--- Begin DATA SHOWN ---

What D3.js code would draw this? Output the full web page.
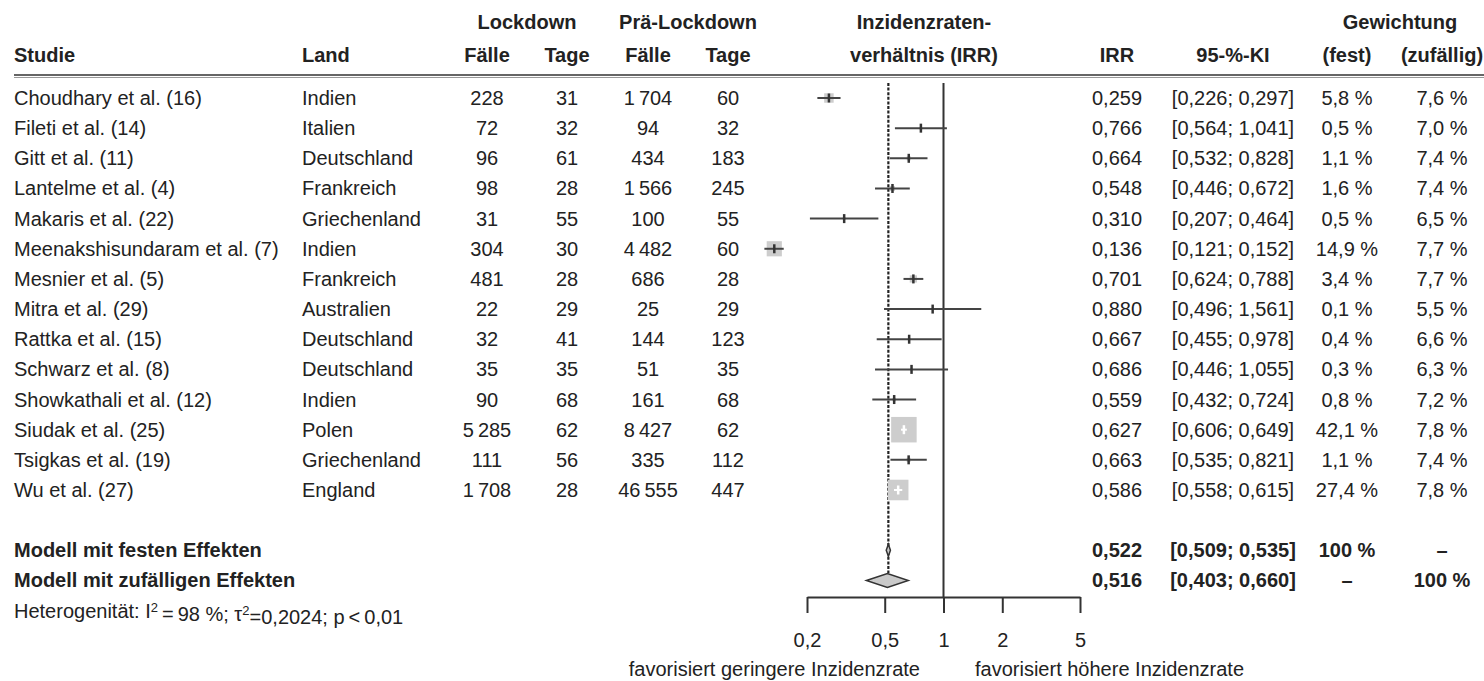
<!DOCTYPE html>
<html>
<head>
<meta charset="utf-8">
<script src="https://cdn.jsdelivr.net/npm/d3@7"></script>
<style>
  body { margin: 0; background: #fff; }
  text { font-family: "Liberation Sans", Arial, sans-serif; font-size: 20px; fill: #222; }
  .bold { font-weight: bold; }
</style>
</head>
<body>
<div id="plot"></div>
<script>
// Study data
var studies = ["Choudhary et al. (16)", "Fileti et al. (14)", "Gitt et al. (11)", "Lantelme et al. (4)",
  "Makaris et al. (22)", "Meenakshisundaram et al. (7)", "Mesnier et al. (5)", "Mitra et al. (29)",
  "Rattka et al. (15)", "Schwarz et al. (8)", "Showkathali et al. (12)", "Siudak et al. (25)",
  "Tsigkas et al. (19)", "Wu et al. (27)"];
var countries = ["Indien", "Italien", "Deutschland", "Frankreich", "Griechenland", "Indien", "Frankreich",
  "Australien", "Deutschland", "Deutschland", "Indien", "Polen", "Griechenland", "England"];
var lockCases = [228, 72, 96, 98, 31, 304, 481, 22, 32, 35, 90, 5285, 111, 1708];
var lockDays  = [31, 32, 61, 28, 55, 30, 28, 29, 41, 35, 68, 62, 56, 28];
var preCases  = [1704, 94, 434, 1566, 100, 4482, 686, 25, 144, 51, 161, 8427, 335, 46555];
var preDays   = [60, 32, 183, 245, 55, 60, 28, 29, 123, 35, 68, 62, 112, 447];
var irr       = [0.259, 0.766, 0.664, 0.548, 0.310, 0.136, 0.701, 0.880, 0.667, 0.686, 0.559, 0.627, 0.663, 0.586];
var irrLower  = [0.226, 0.564, 0.532, 0.446, 0.207, 0.121, 0.624, 0.496, 0.455, 0.446, 0.432, 0.606, 0.535, 0.558];
var irrUpper  = [0.297, 1.041, 0.828, 0.672, 0.464, 0.152, 0.788, 1.561, 0.978, 1.055, 0.724, 0.649, 0.821, 0.615];
var wFixed    = [5.8, 0.5, 1.1, 1.6, 0.5, 14.9, 3.4, 0.1, 0.4, 0.3, 0.8, 42.1, 1.1, 27.4];
var wRandom   = [7.6, 7.0, 7.4, 7.4, 6.5, 7.7, 7.7, 5.5, 6.6, 6.3, 7.2, 7.8, 7.4, 7.8];

// Pooled estimates
var summaryLabels  = ["Modell mit festen Effekten", "Modell mit zufälligen Effekten"];
var summaryIrr     = [0.522, 0.516];
var summaryLower   = [0.509, 0.403];
var summaryUpper   = [0.535, 0.660];
var summaryWFixed  = [100, null];
var summaryWRandom = [null, 100];

var axisTicks = [0.2, 0.5, 1, 2, 5];

var width = 1484, height = 681;

var svg = d3.select("#plot")
  .append("svg")
    .attr("width", width)
    .attr("height", height);

// German number formatting
var de = d3.formatLocale({decimal: ",", thousands: "\u2009", grouping: [3], currency: ["", ""]});
var fInt = de.format(",d"),
    f3 = de.format(".3f"),
    f1 = de.format(".1f"),
    fTick = de.format("~g");

// Scales
var x = d3.scaleLog().domain([0.2, 5]).range([807, 1080]);
var rowY = d3.scaleLinear().domain([0, 13]).range([98, 490]);
var boxSize = d3.scaleSqrt().domain([0, 42.1]).range([0, 25.5]);

var rows = studies.map(function(s, i) {
  return {study: s, country: countries[i], lc: lockCases[i], ld: lockDays[i], pc: preCases[i], pd: preDays[i],
    irr: irr[i], lo: irrLower[i], hi: irrUpper[i], wf: wFixed[i], wr: wRandom[i], y: rowY(i)};
});

// Header
var header = svg.append("g");
function headText(txt, xPos, yPos, anchor) {
  header.append("text").attr("class", "bold")
    .attr("x", xPos).attr("y", yPos).attr("dy", "0.35em")
    .attr("text-anchor", anchor || "middle").text(txt);
}
headText("Lockdown", 527, 22);
headText("Prä-Lockdown", 688, 22);
headText("Inzidenzraten-", 924, 22);
headText("Gewichtung", 1400, 22);
headText("Studie", 14, 55, "start");
headText("Land", 302, 55, "start");
headText("Fälle", 487, 55);
headText("Tage", 567, 55);
headText("Fälle", 648, 55);
headText("Tage", 728, 55);
headText("verhältnis (IRR)", 924, 55);
headText("IRR", 1117, 55);
headText("95-%-KI", 1233, 55);
headText("(fest)", 1347, 55);
headText("(zufällig)", 1442, 55);

header.append("line").attr("x1", 14).attr("x2", width).attr("y1", 75).attr("y2", 75)
  .attr("stroke", "#333").attr("stroke-width", 1.6);
header.append("line").attr("x1", 14).attr("x2", width).attr("y1", 77.5).attr("y2", 77.5)
  .attr("stroke", "#999").attr("stroke-width", 1);

// Table columns
var columns = [
  {x: 14, anchor: "start", value: d => d.study},
  {x: 302, anchor: "start", value: d => d.country},
  {x: 487, anchor: "middle", value: d => fInt(d.lc)},
  {x: 567, anchor: "middle", value: d => fInt(d.ld)},
  {x: 648, anchor: "middle", value: d => fInt(d.pc)},
  {x: 728, anchor: "middle", value: d => fInt(d.pd)},
  {x: 1117, anchor: "middle", value: d => f3(d.irr)},
  {x: 1233, anchor: "middle", value: d => "[" + f3(d.lo) + "; " + f3(d.hi) + "]"},
  {x: 1347, anchor: "middle", value: d => f1(d.wf) + " %"},
  {x: 1442, anchor: "middle", value: d => f1(d.wr) + " %"}
];

var table = svg.append("g");
columns.forEach(function(col) {
  table.selectAll(null)
    .data(rows)
    .enter().append("text")
      .attr("x", col.x)
      .attr("y", d => d.y)
      .attr("dy", "0.35em")
      .attr("text-anchor", col.anchor)
      .text(col.value);
});

// Summary rows
var sumRows = summaryLabels.map(function(l, i) {
  return {label: l, irr: summaryIrr[i], lo: summaryLower[i], hi: summaryUpper[i],
    wf: summaryWFixed[i], wr: summaryWRandom[i], y: rowY(15 + i)};
});
var sumCols = [
  {x: 14, anchor: "start", value: d => d.label},
  {x: 1117, anchor: "middle", value: d => f3(d.irr)},
  {x: 1233, anchor: "middle", value: d => "[" + f3(d.lo) + "; " + f3(d.hi) + "]"},
  {x: 1347, anchor: "middle", value: d => d.wf == null ? "–" : de.format("d")(d.wf) + " %"},
  {x: 1442, anchor: "middle", value: d => d.wr == null ? "–" : de.format("d")(d.wr) + " %"}
];
sumCols.forEach(function(col) {
  table.selectAll(null)
    .data(sumRows)
    .enter().append("text")
      .attr("class", "bold")
      .attr("x", col.x)
      .attr("y", d => d.y)
      .attr("dy", "0.35em")
      .attr("text-anchor", col.anchor)
      .text(col.value);
});

// Heterogeneity line
var het = table.append("text")
  .attr("x", 14).attr("y", rowY(17)).attr("dy", "0.35em");
het.append("tspan").text("Heterogenität: I");
het.append("tspan").attr("dy", "-0.45em").style("font-size", "13px").text("2");
het.append("tspan").attr("dy", "0.45em").text("\u2009=\u200998 %; τ");
het.append("tspan").attr("dy", "-0.45em").style("font-size", "13px").text("2");
het.append("tspan").attr("dy", "0.45em").text("=0,2024; p\u2009<\u20090,01");

// Forest plot
var forest = svg.append("g");
var axisY = 597;

// Reference lines
forest.append("line")
  .attr("x1", x(1)).attr("x2", x(1)).attr("y1", 83).attr("y2", axisY)
  .attr("stroke", "#333").attr("stroke-width", 2);
forest.append("line")
  .attr("x1", x(summaryIrr[0])).attr("x2", x(summaryIrr[0])).attr("y1", 83).attr("y2", 573)
  .attr("stroke", "#222").attr("stroke-width", 2.2).attr("stroke-dasharray", "3,1.6");

// Squares sized by fixed weight
forest.selectAll(".box")
  .data(rows)
  .enter().append("rect")
    .attr("class", "box")
    .attr("x", d => x(d.irr) - boxSize(d.wf) / 2)
    .attr("y", d => d.y - boxSize(d.wf) / 2)
    .attr("width", d => boxSize(d.wf))
    .attr("height", d => boxSize(d.wf))
    .attr("fill", "#cdcdcd");

function inside(d) {
  var h = boxSize(d.wf) / 2;
  return x(d.lo) >= x(d.irr) - h && x(d.hi) <= x(d.irr) + h;
}

// Confidence intervals
forest.selectAll(".ci")
  .data(rows)
  .enter().append("line")
    .attr("class", "ci")
    .attr("x1", d => x(d.lo)).attr("x2", d => x(d.hi))
    .attr("y1", d => d.y).attr("y2", d => d.y)
    .attr("stroke", d => inside(d) ? "#fff" : "#444")
    .attr("stroke-width", 2);

// Point estimate marks
forest.selectAll(".est")
  .data(rows)
  .enter().append("line")
    .attr("class", "est")
    .attr("x1", d => x(d.irr)).attr("x2", d => x(d.irr))
    .attr("y1", d => d.y - 4.5).attr("y2", d => d.y + 4.5)
    .attr("stroke", d => inside(d) ? "#fff" : "#333")
    .attr("stroke-width", 2.5);

// Diamonds for pooled estimates
var halfH = [6, 7];
forest.selectAll(".diamond")
  .data(sumRows)
  .enter().append("path")
    .attr("class", "diamond")
    .attr("d", (d, i) => "M" + x(d.lo) + "," + d.y + "L" + x(d.irr) + "," + (d.y - halfH[i]) +
      "L" + x(d.hi) + "," + d.y + "L" + x(d.irr) + "," + (d.y + halfH[i]) + "Z")
    .attr("fill", "#cacaca")
    .attr("stroke", "#333")
    .attr("stroke-width", 1.5);

// X axis
var xAxis = forest.append("g")
  .attr("transform", `translate(0,${axisY})`)
  .call(d3.axisBottom(x).tickValues(axisTicks).tickFormat(fTick).tickSize(16).tickSizeOuter(0).tickPadding(20));
xAxis.select(".domain").attr("stroke", "#333").attr("stroke-width", 2);
xAxis.selectAll(".tick line").attr("stroke", "#333").attr("stroke-width", 2);
xAxis.selectAll(".tick text")
  .style("font-family", "'Liberation Sans', Arial, sans-serif")
  .style("font-size", "20px")
  .attr("fill", "#222");

// Direction labels
forest.append("text")
  .attr("x", 920).attr("y", 669).attr("dy", "0.35em")
  .attr("text-anchor", "end")
  .text("favorisiert geringere Inzidenzrate");
forest.append("text")
  .attr("x", 975).attr("y", 669).attr("dy", "0.35em")
  .attr("text-anchor", "start")
  .text("favorisiert höhere Inzidenzrate");
</script>
</body>
</html>
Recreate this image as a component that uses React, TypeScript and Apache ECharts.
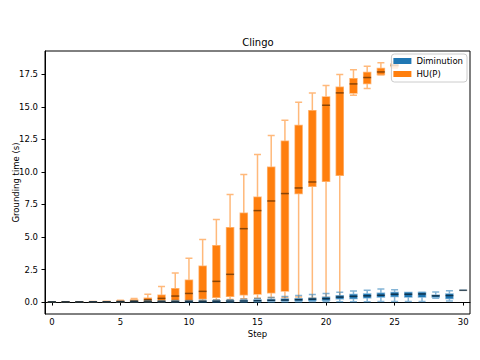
import React, { useEffect, useRef } from "react";
import * as echarts from "echarts";

const steps: string[] = Array.from({ length: 31 }, (_, i) => String(i));

// [min, Q1, median, Q3, max]
const diminution: number[][] = [
  [0, 0, 0.01, 0.01, 0.02],
  [0, 0, 0.01, 0.01, 0.02],
  [0, 0, 0.01, 0.01, 0.02],
  [0, 0.01, 0.01, 0.02, 0.03],
  [0, 0.01, 0.01, 0.02, 0.03],
  [0, 0.01, 0.02, 0.03, 0.05],
  [0, 0.01, 0.02, 0.04, 0.07],
  [0, 0.02, 0.03, 0.05, 0.09],
  [0, 0.02, 0.03, 0.06, 0.1],
  [0, 0.02, 0.04, 0.06, 0.11],
  [0, 0.03, 0.05, 0.07, 0.12],
  [0, 0.03, 0.05, 0.08, 0.14],
  [0, 0.03, 0.06, 0.09, 0.16],
  [0, 0.04, 0.07, 0.1, 0.18],
  [0.01, 0.05, 0.08, 0.12, 0.22],
  [0.01, 0.06, 0.1, 0.15, 0.28],
  [0.01, 0.08, 0.13, 0.2, 0.35],
  [0.01, 0.09, 0.15, 0.23, 0.42],
  [0.01, 0.1, 0.18, 0.26, 0.5],
  [0.02, 0.12, 0.22, 0.3, 0.58],
  [0.02, 0.14, 0.26, 0.36, 0.66],
  [0.02, 0.26, 0.38, 0.48, 0.76],
  [0.03, 0.28, 0.44, 0.58, 0.84],
  [0.03, 0.32, 0.48, 0.62, 0.9],
  [0.04, 0.38, 0.52, 0.68, 1.0],
  [0.05, 0.42, 0.6, 0.74, 0.95],
  [0.05, 0.38, 0.6, 0.74, 0.74],
  [0.05, 0.38, 0.62, 0.74, 0.76],
  [0.3, 0.38, 0.48, 0.52, 0.78],
  [0.08, 0.28, 0.5, 0.62, 0.86],
  [0.9, 0.9, 0.9, 0.9, 0.9],
];

const huP: number[][] = [
  [0, 0, 0.01, 0.01, 0.02],
  [0, 0.01, 0.01, 0.02, 0.03],
  [0, 0.01, 0.01, 0.02, 0.03],
  [0, 0.01, 0.02, 0.03, 0.04],
  [0, 0.01, 0.02, 0.04, 0.06],
  [0.01, 0.03, 0.05, 0.08, 0.14],
  [0.02, 0.04, 0.08, 0.16, 0.28],
  [0.02, 0.06, 0.18, 0.3, 0.6],
  [0.03, 0.1, 0.28, 0.52, 1.2],
  [0.05, 0.16, 0.46, 1.02, 2.23],
  [0.08, 0.15, 0.66, 1.67, 3.36],
  [0.1, 0.26, 0.82, 2.75, 4.8],
  [0.15, 0.36, 1.59, 4.33, 6.34],
  [0.2, 0.44, 2.13, 5.72, 8.26],
  [0.25, 0.56, 5.64, 6.82, 9.8],
  [0.3, 0.62, 7.03, 8.05, 11.34],
  [0.35, 0.72, 7.77, 10.36, 12.8],
  [0.35, 0.85, 8.34, 12.36, 13.98],
  [0.38, 8.34, 8.77, 13.57, 15.36],
  [0.3, 8.9, 9.23, 14.7, 16.08],
  [0.35, 9.28, 15.13, 15.77, 16.64],
  [0.4, 9.75, 16.08, 16.52, 17.49],
  [15.9, 16.08, 16.77, 17.16, 17.85],
  [16.41, 16.8, 17.26, 17.64, 18.13],
  [17.45, 17.49, 17.69, 17.95, 18.39],
  [18.0, 18.1, 18.2, 18.3, 18.45],
];

const yTicks: number[] = [0, 2.5, 5, 7.5, 10, 12.5, 15, 17.5];

const BLUE = "#1f77b4";
const ORANGE = "#ff7f0e";
const FONT = "DejaVu Sans";
const FS = 8.5;

export default function App() {
  const ref = useRef<HTMLDivElement>(null);
  useEffect(() => {
    if (!ref.current) return;
    const chart = echarts.init(ref.current, undefined, { renderer: "svg" });
    const medians = (arr: number[][]) => arr.map((d, i) => [i, d[2]]);
    chart.setOption({
      animation: false,
      backgroundColor: "#fff",
      textStyle: { fontFamily: FONT },
      title: {
        text: "Clingo",
        left: 258,
        textAlign: "center",
        top: 36,
        padding: 0,
        textStyle: { fontSize: 10, fontWeight: "normal", color: "#000", fontFamily: FONT, lineHeight: 12 },
      },
      legend: {
        orient: "vertical",
        right: 13,
        top: 54,
        icon: "rect",
        itemWidth: 18,
        itemHeight: 6,
        itemGap: 3,
        padding: [2, 4, 3, 2],
        backgroundColor: "rgba(255,255,255,0.8)",
        borderColor: "#cccccc",
        borderWidth: 1,
        borderRadius: 3,
        textStyle: { fontSize: FS, color: "#000", fontFamily: FONT, lineHeight: 10 },
        data: [
          { name: "Diminution", itemStyle: { color: BLUE, borderWidth: 0 } },
          { name: "HU(P)", itemStyle: { color: ORANGE, borderWidth: 0 } },
        ],
        z: 10,
      },
      grid: {
        left: 45,
        right: 10,
        top: 51,
        bottom: 46,
        outerBoundsMode: "none",
        containLabel: false,
        show: true,
        borderColor: "#000",
        borderWidth: 1,
        backgroundColor: "transparent",
      },
      xAxis: [
        {
          type: "category",
          data: steps,
          name: "Step",
          nameLocation: "middle",
          nameGap: 15,
          nameMoveOverlap: false,
          nameTextStyle: { fontSize: FS, color: "#000", fontFamily: FONT },
          axisLine: { show: true, lineStyle: { color: "#000" } },
          axisTick: { show: true, interval: 4, alignWithLabel: true, length: 3.5, lineStyle: { color: "#000" } },
          axisLabel: { interval: 4, fontSize: FS, color: "#000", margin: 3, fontFamily: FONT },
          splitLine: { show: false },
        },
        {
          type: "category",
          data: steps,
          show: false,
          position: "bottom",
        },
      ],
      yAxis: {
        type: "value",
        min: -0.92,
        max: 19.3,
        name: "Grounding time (s)",
        nameLocation: "middle",
        nameGap: 25,
        nameMoveOverlap: false,
        nameTextStyle: { fontSize: FS, color: "#000", fontFamily: FONT },
        axisLine: { show: true, lineStyle: { color: "#000" } },
        axisTick: { show: true, length: 3.5, customValues: yTicks, lineStyle: { color: "#000" } },
        axisLabel: {
          fontSize: FS,
          color: "#000",
          margin: 7,
          fontFamily: FONT,
          customValues: yTicks,
          formatter: (v: number) => v.toFixed(1),
        },
        splitLine: { show: false },
      },
      series: [
        {
          name: "HU(P)",
          type: "boxplot",
          xAxisIndex: 1,
          boxWidth: [7, 7],
          data: huP,
          z: 2,
          itemStyle: { color: ORANGE, borderColor: "rgba(255,127,14,0.55)", borderWidth: 1.5 },
        },
        {
          name: "HU(P) median",
          type: "scatter",
          xAxisIndex: 1,
          symbol: "rect",
          symbolSize: [8, 1.5],
          data: medians(huP),
          z: 3,
          itemStyle: { color: "rgba(60,30,0,0.75)" },
          silent: true,
        },
        {
          name: "Diminution",
          type: "boxplot",
          xAxisIndex: 0,
          boxWidth: [7, 7],
          data: diminution,
          z: 4,
          itemStyle: { color: BLUE, borderColor: "rgba(31,119,180,0.55)", borderWidth: 1.5 },
        },
        {
          name: "Diminution median",
          type: "scatter",
          xAxisIndex: 0,
          symbol: "rect",
          symbolSize: [8, 1.5],
          data: medians(diminution),
          z: 5,
          itemStyle: { color: "rgba(0,0,0,0.7)" },
          silent: true,
        },
      ],
    });
    return () => chart.dispose();
  }, []);
  return (
    <div
      ref={ref}
      style={{ position: "fixed", left: 0, top: 0, width: 480, height: 360 }}
    />
  );
}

--- End DATA SHOWN ---

▶ OBJECTIVE
Using the listing above, repeat word for word each line from the one with "Recreate this image" down to the one with "const steps: string[]", both included. Omit all pictures.

▶ SOLVED PROBLEM
Recreate this image as a component that uses React, TypeScript and Apache ECharts.
import React, { useEffect, useRef } from "react";
import * as echarts from "echarts";

const steps: string[] = Array.from({ length: 31 }, (_, i) => String(i));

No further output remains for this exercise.